Saving the American Elk with Camera
with Dr Vanessa Bateman, Maastricht University
15 May 2024, 2pm EDT, Online
Animal History Group Seminar Series
In the 1890s hunting guide and rancher Stephen N. Leek of Jackson Hole, Wyoming was gifted a camera by his client George Eastman (of Eastman Kodak Company) and began to practice wildlife photography as a hobby. Simultaneously, Euro-American settlement in the region was causing what became known as the “elk problem,” an annual famine in which thousands of elk (wapiti) were dying of starvation in the winter. Newly erected fencing and agriculture disrupted their historic migration routes and food sources, while the eradication of predators had increased elk populations beyond range capacity. With his camera, Leek began documenting the demise of elk and community efforts to feed them—images that were widely circulated in publications and traveling slide lectures as a way to both advocate for their protection and promote his work and the region to sporting tourists. Due in part to Leek’s advocacy, the National Elk Refuge was established in 1912, annually home to one of the largest elk herds in the world each winter, where they have been supplementally fed for over a century.
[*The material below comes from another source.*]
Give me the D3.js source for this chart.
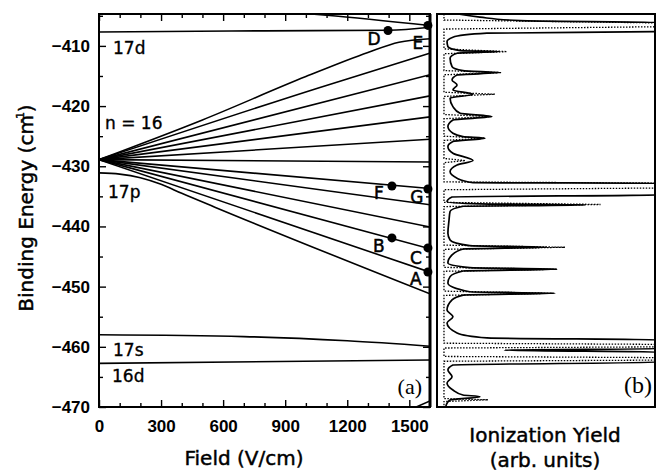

While Leek’s legacy as the “father of the elk” has been (regionally) celebrated, my research also reveals his direct involvement in the Bannock Uprising of 1895, a violent attack against Indigenous hunting rights. I argue that Leek’s animal photographs represent power and control over hunting rights from a settler-colonial viewpoint and that early forms of wildlife management served not only to advocate for the well-being of animals but also to gain control of animals for economic and political purposes. Moving beyond Leek’s story, this talk will discuss how the visual culture of elk and their material traces—in the form of photography, film, and naturally shed antlers—continued to play an important role in their management and local tourism throughout the twentieth century.